Scientists ‘freeze’ light for an entire minute
In what could prove to be a major breakthrough in quantum memory storage
and information processing, German researchers have frozen the fastest
thing in the universe: light. And they did so for a record-breaking one
minute. It sounds weird and it is. The reason for wanting to hold light in its
place (aside from the sheer awesomeness of it) is to ensure that it
retains its quantum coherence properties (i.e. its information state),
thus making it possible to build light-based quantum memory. And the
longer that light can be held, the better as far as computation is
concerned. Accordingly, it could allow for more secure quantum communications over longer distances.
Needless to
say, halting light is not easy — you can't just put in the freezer.
Light is electromagnetic radiation that moves at 300 million meters per
second. Over the course of a one minute span, it can travel about 11
million miles (18 million km), or 20 round trips to the moon. So it's a
rather wily and slippery medium, to say the least.
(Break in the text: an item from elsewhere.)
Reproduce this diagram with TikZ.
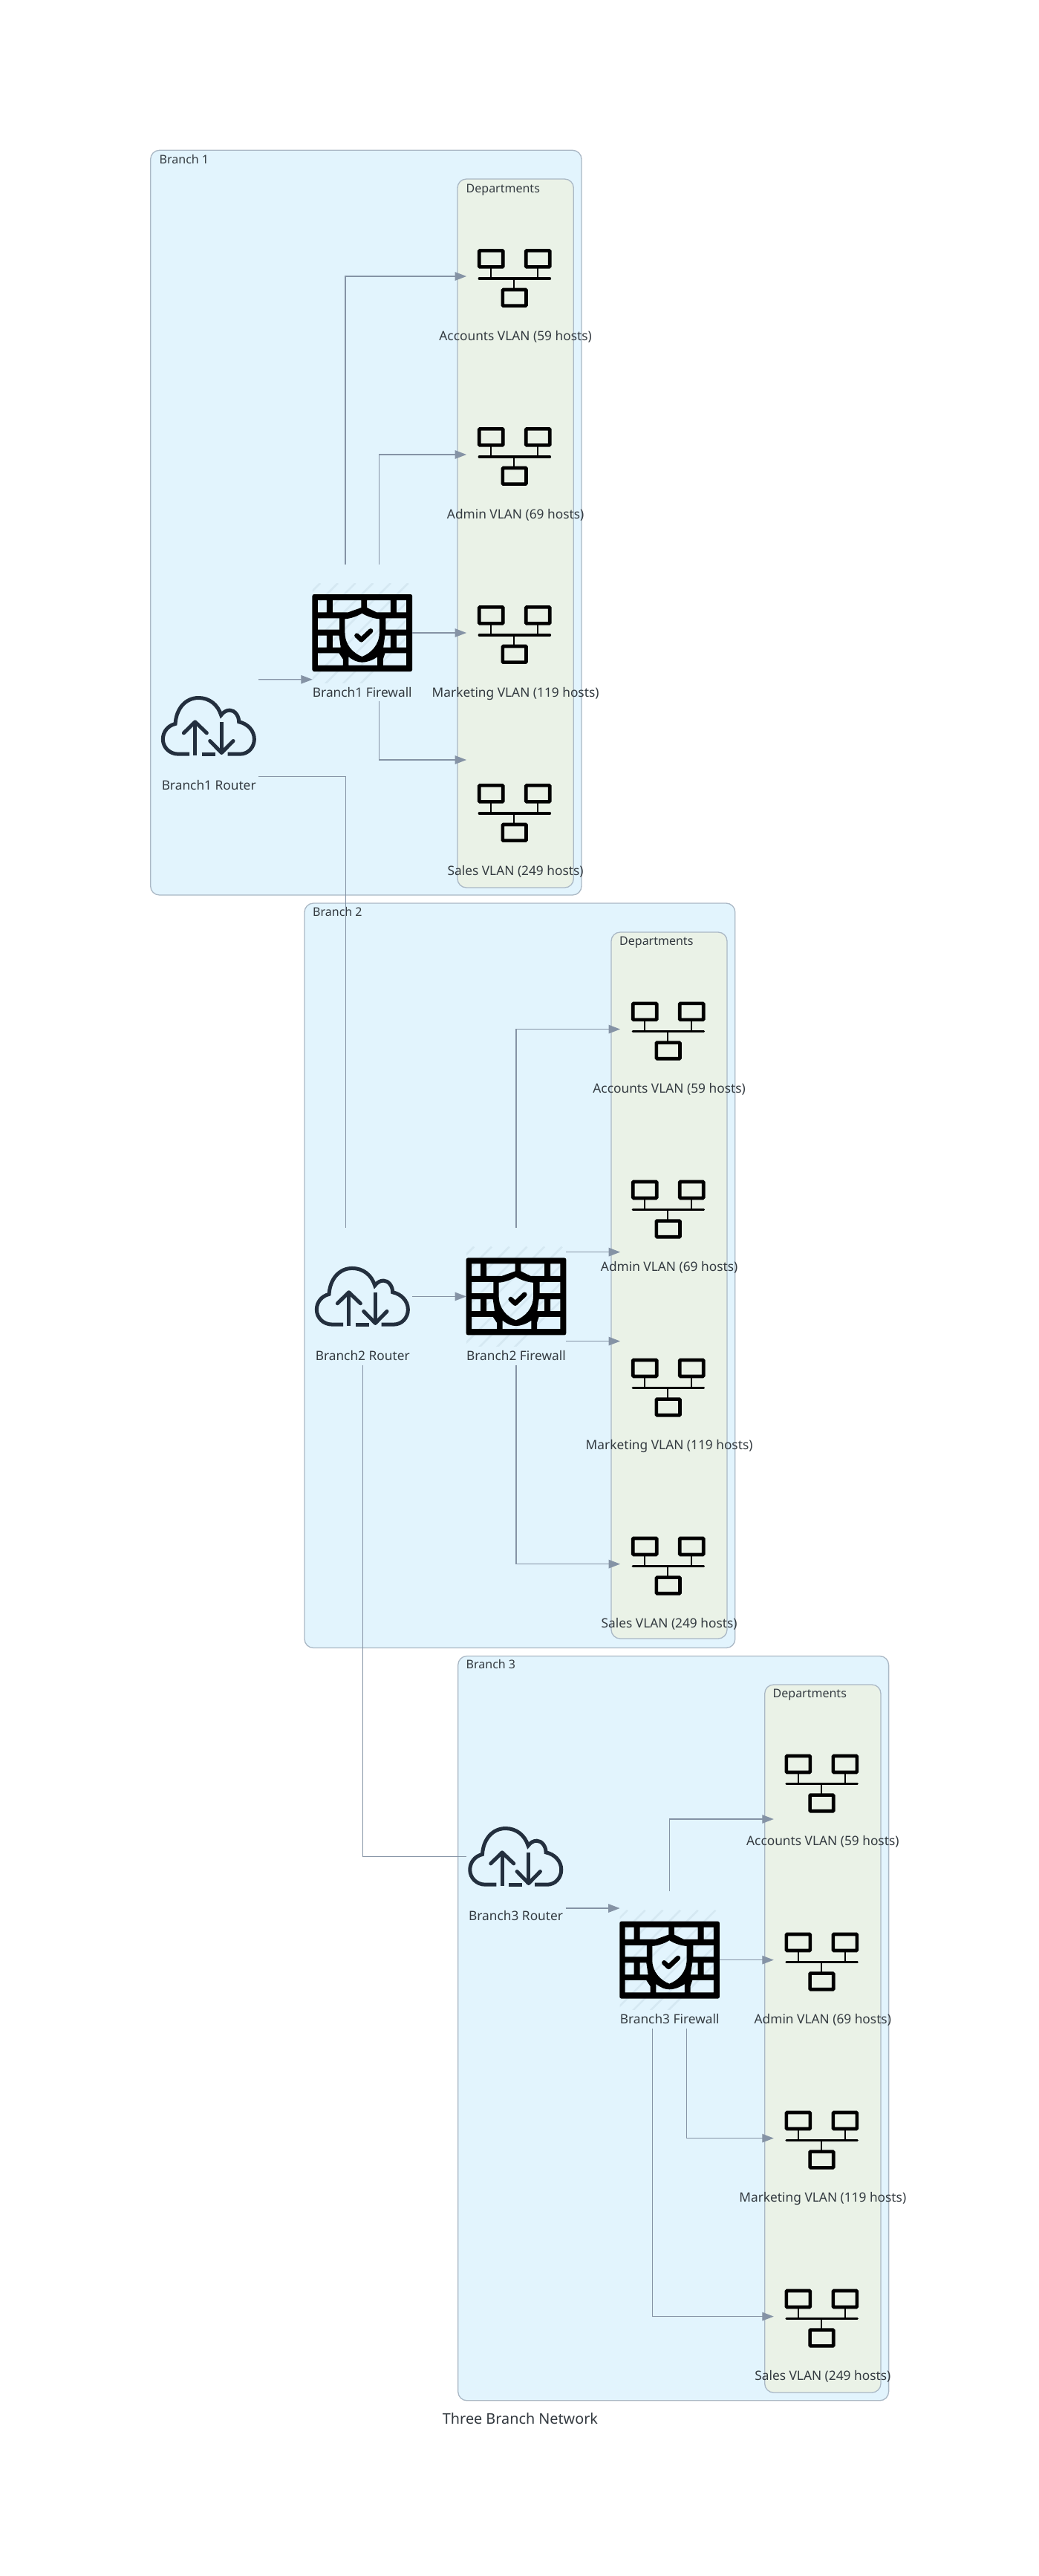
\documentclass[tikz,border=0pt]{standalone}
\usepackage{fontspec}
\setmainfont{Noto Sans}
\usetikzlibrary{arrows.meta}
\definecolor{branchfill}{HTML}{E2F4FD}
\definecolor{deptfill}{HTML}{EAF2E7}
\definecolor{groupline}{HTML}{AAB8C5}
\definecolor{linkcol}{HTML}{8593A5}
\definecolor{hatchcol}{HTML}{D5E8F2}
\definecolor{textcol}{HTML}{333A40}
\definecolor{cloudcol}{HTML}{232F3E}
\tikzset{
  groupbox/.style={draw=groupline,line width=1.3pt,rounded corners=12pt,inner sep=0pt},
  devbox/.style={rectangle,inner sep=0pt,minimum width=133.6pt,minimum height=184pt},
  devlabel/.style={font=\fontsize{17.3}{20}\selectfont,text=textcol,inner sep=0pt,text height=11pt,text depth=3pt,anchor=center},
  grouplabel/.style={font=\fontsize{16}{19}\selectfont,text=textcol,inner sep=0pt,text height=10pt,text depth=3pt,anchor=west},
  titlelabel/.style={font=\fontsize{19.8}{23}\selectfont,text=textcol,inner sep=0pt,text height=13pt,text depth=4pt,anchor=center},
  link/.style={draw=linkcol,line width=1.3pt},
  arrowlink/.style={link,-{Triangle[length=15.5pt,width=11.5pt]}},
  neticon/.pic={
    \begin{scope}[x=0.33333pt,y=-0.33333pt,shift={(-187.5,-163.5)}]
      \draw[line width=4.6pt,rounded corners=1pt] (45,52) rectangle (141,118);
      \draw[line width=4.6pt,rounded corners=1pt] (234,52) rectangle (330,118);
      \draw[line width=4.6pt,rounded corners=1pt] (140,210) rectangle (235,275);
      \draw[line width=3.2pt,line cap=round] (45,165) -- (331,165);
      \draw[line width=1.7pt] (93,118) -- (93,165);
      \draw[line width=1.7pt] (282,118) -- (282,165);
      \draw[line width=1.7pt] (186,165) -- (186,210);
    \end{scope}
  },
  fwicon/.pic={
    \begin{scope}
      \clip (-67,-67) rectangle (67,67);
      \foreach \k in {0,...,8}
        \draw[hatchcol,line width=2.6pt] ({-56.6+23.7*\k},-67) -- ({-56.6+23.7*\k-140},73);
    \end{scope}
    \begin{scope}[x=0.33333pt,y=-0.33333pt,shift={(-262,-186)}]
      \fill[black,even odd rule]
        [rounded corners=2.5pt] (60,30) rectangle (464,342) [sharp corners]
        (82,54) rectangle (118,103)
        (142,54) -- (258,54) -- (258,84) -- (205,103) -- (142,103) -- cycle
        (281,54) -- (376,54) -- (376,103) -- (320,103) -- (281,84) -- cycle
        (400,54) rectangle (440,103)
        (82,127) rectangle (170,173)
        (357,127) rectangle (440,173)
        (82,197) rectangle (118,245)
        (142,197) -- (168,197) -- (175,245) -- (142,245) -- cycle
        (354,197) -- (376,197) -- (376,245) -- (347,245) -- cycle
        (400,197) rectangle (440,245)
        (82,268) -- (168,268) -- (184,292) -- (184,317) -- (82,317) -- cycle
        (207,283) .. controls (225,297) and (243,305) .. (261,305) .. controls (280,305) and (303,297) .. (323,283) -- (323,317) -- (207,317) -- cycle
        (354,268) -- (440,268) -- (440,317) -- (346,317) -- (346,292) -- cycle
        (261,107) .. controls (240,120) and (215,128) .. (192,130) -- (192,185) .. controls (192,235) and (225,268) .. (261,282) .. controls (297,268) and (331,235) .. (331,185) -- (331,130) .. controls (307,128) and (282,120) .. (261,107) -- cycle;
      \draw[line width=6.5pt,line cap=round,line join=round] (240,197) -- (258,214) -- (296,178);
    \end{scope}
  },
  cloudicon/.pic={
    \begin{scope}[x=0.33333pt,y=-0.33333pt,shift={(-212,-172)},draw=cloudcol,line width=5pt]
      \draw (135,285) -- (90,285) .. controls (55,285) and (28,258) .. (28,225) .. controls (28,195) and (48,170) .. (78,163) .. controls (82,100) and (120,58) .. (172,58) .. controls (215,58) and (250,85) .. (263,128) .. controls (272,115) and (285,108) .. (298,108) .. controls (318,108) and (335,130) .. (335,155) .. controls (370,162) and (397,190) .. (397,225) .. controls (397,258) and (372,285) .. (340,285) -- (290,285);
      \draw (185,285) -- (240,285);
      \draw (158,290) -- (158,155);
      \draw[line cap=round,line join=round] (112,200) -- (158,155) -- (205,200);
      \draw (265,155) -- (265,280);
      \draw[line cap=round,line join=round] (218,232) -- (265,280) -- (312,232);
    \end{scope}
  }
}
\newcommand{\groupnode}[6]{%
  \node[groupbox,fill=#6,minimum width={#4-#2},minimum height={#5-#3}] (#1) at ({(#2+#4)/2},{(#3+#5)/2}) {};}
\newcommand{\netnode}[4]{%
  \node[devbox] (#1) at (#2,#3) {};
  \pic at ({#2-2.4},{#3+2.5}) {neticon};
  \node[devlabel] (#1-label) at ({#2-1},{#3+82}) {#4};}
\newcommand{\fwnode}[4]{%
  \node[devbox] (#1) at (#2,#3) {};
  \pic at (#2,#3) {fwicon};
  \node[devlabel] (#1-label) at (#2,{#3+82}) {#4};}
\newcommand{\rtnode}[4]{%
  \node[devbox] (#1) at (#2,#3) {};
  \pic at ({#2-0.5},#3) {cloudicon};
  \node[devlabel] (#1-label) at (#2,{#3+82}) {#4};}
\begin{document}
\begin{tikzpicture}[x=1pt,y=-1pt]
  \useasboundingbox[fill=white] (0,0) rectangle (1399,3468);

  % groups
  \groupnode{b1}{202.7}{202.3}{783}{1205}{branchfill}
  \groupnode{b1d}{616}{241}{772.3}{1195}{deptfill}
  \groupnode{b2}{410}{1216}{989.8}{2218.5}{branchfill}
  \groupnode{b2d}{823}{1255}{979}{2206}{deptfill}
  \groupnode{b3}{616.7}{2229.5}{1196.6}{3231.8}{branchfill}
  \groupnode{b3d}{1029.7}{2268}{1186}{3221}{deptfill}
  \node[grouplabel] (b1-title) at (214.5,217) {Branch 1};
  \node[grouplabel] (b1d-title) at (627.5,256) {Departments};
  \node[grouplabel] (b2-title) at (421,1230) {Branch 2};
  \node[grouplabel] (b2d-title) at (834,1269) {Departments};
  \node[grouplabel] (b3-title) at (627.5,2243) {Branch 3};
  \node[grouplabel] (b3d-title) at (1040.5,2282) {Departments};

  % branch 1
  \rtnode{b1rt}{281.2}{977.5}{Branch1 Router}
  \fwnode{b1fw}{487.8}{852}{Branch1 Firewall}
  \netnode{b1acc}{695.1}{372}{Accounts VLAN (59 hosts)}
  \netnode{b1adm}{695.1}{612}{Admin VLAN (69 hosts)}
  \netnode{b1mkt}{695.1}{852}{Marketing VLAN (119 hosts)}
  \netnode{b1sal}{695.1}{1092}{Sales VLAN (249 hosts)}

  % branch 2
  \rtnode{b2rt}{488.2}{1745.4}{Branch2 Router}
  \fwnode{b2fw}{695}{1745.4}{Branch2 Firewall}
  \netnode{b2acc}{902.1}{1385.6}{Accounts VLAN (59 hosts)}
  \netnode{b2adm}{902.1}{1625.6}{Admin VLAN (69 hosts)}
  \netnode{b2mkt}{902.1}{1865.6}{Marketing VLAN (119 hosts)}
  \netnode{b2sal}{902.1}{2105.6}{Sales VLAN (249 hosts)}

  % branch 3
  \rtnode{b3rt}{694.6}{2499.5}{Branch3 Router}
  \fwnode{b3fw}{901.6}{2638.6}{Branch3 Firewall}
  \netnode{b3acc}{1108.8}{2398.6}{Accounts VLAN (59 hosts)}
  \netnode{b3adm}{1108.8}{2638.6}{Admin VLAN (69 hosts)}
  \netnode{b3mkt}{1108.8}{2878.6}{Marketing VLAN (119 hosts)}
  \netnode{b3sal}{1108.8}{3118.6}{Sales VLAN (249 hosts)}

  \node[titlelabel] (title) at (700.5,3259) {Three Branch Network};

  % connectors branch 1
  \draw[arrowlink] ([xshift=-22.8pt]b1fw.north) |- (b1acc.west);
  \draw[arrowlink] ([xshift=22.8pt]b1fw.north) |- (b1adm.west);
  \draw[arrowlink] (b1fw.east) -- (b1mkt.west);
  \draw[arrowlink] ([xshift=22.8pt]b1fw.south) |- ([yshift=69pt]b1sal.west);
  \draw[arrowlink] ([yshift=62.8pt]b1rt.east) -- ([yshift=-62.8pt]b1fw.west);
  \draw[link] ([yshift=-68.2pt]b1rt.east) -| ([xshift=-22.9pt]b2rt.north);

  % connectors branch 2
  \draw[arrowlink] (b2fw.north) |- (b2acc.west);
  \draw[arrowlink] ([yshift=-60pt]b2fw.east |- b2adm.west) -- ([yshift=-60pt]b2adm.west);
  \draw[arrowlink] ([yshift=60pt]b2fw.east |- b2mkt.west) -- ([yshift=60pt]b2mkt.west);
  \draw[arrowlink] (b2fw.south) |- (b2sal.west);
  \draw[arrowlink] (b2rt.east) -- (b2fw.west);
  \draw[link] (b2rt.south) |- (b3rt.west);

  % connectors branch 3
  \draw[arrowlink] (b3fw.north) |- ([yshift=-50.4pt]b3acc.west);
  \draw[arrowlink] (b3fw.east) -- (b3adm.west);
  \draw[arrowlink] ([xshift=22.6pt]b3fw.south) |- (b3mkt.west);
  \draw[arrowlink] ([xshift=-22.9pt]b3fw.south) |- (b3sal.west);
  \draw[arrowlink] ([yshift=-69.5pt]b3rt.east) -- ([yshift=-69.5pt]b3rt.east -| b3fw.west);
\end{tikzpicture}
\end{document}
But light can be slowed down and even halted altogether. And in fact, researchers once kept it still for 16 seconds by using cold atoms.
For this
particular experiment, researcher Georg Heinze and his team converted
light coherence into atomic coherences. They did so by using a quantum
interference effect that makes an opaque medium — in this case a crystal
— transparent over a narrow range of light spectra (a process called
electromagnetically induced transparency (EIT)). The researchers shot a
laser through this crystal (a source of light), which sent its atoms
into a quantum superposition of two states. A second beam then switched
off the first laser, and as a consequence, the transparency. Thus, the
researchers collapsed the superposition — and trapped the second laser beam inside.
Image: Heinze et al.
And they
proved the accomplishment by storing — and then successfully retrieving —
information in the form of a 100-micrometer-long picture with three
horizontal stripes on it.
"The result
outperforms earlier demonstrations in atomic gases by about six orders
of magnitude and offers exciting possibilities of long-storage-time
quantum memories that are spatially multiplexed, i.e., can store
different quantum bits as different pixels," notes physicist Hugues de
Riedmatten in an associated Physics Review article.
In future, the researchers will try to use different substances to increase the duration of information storage even further.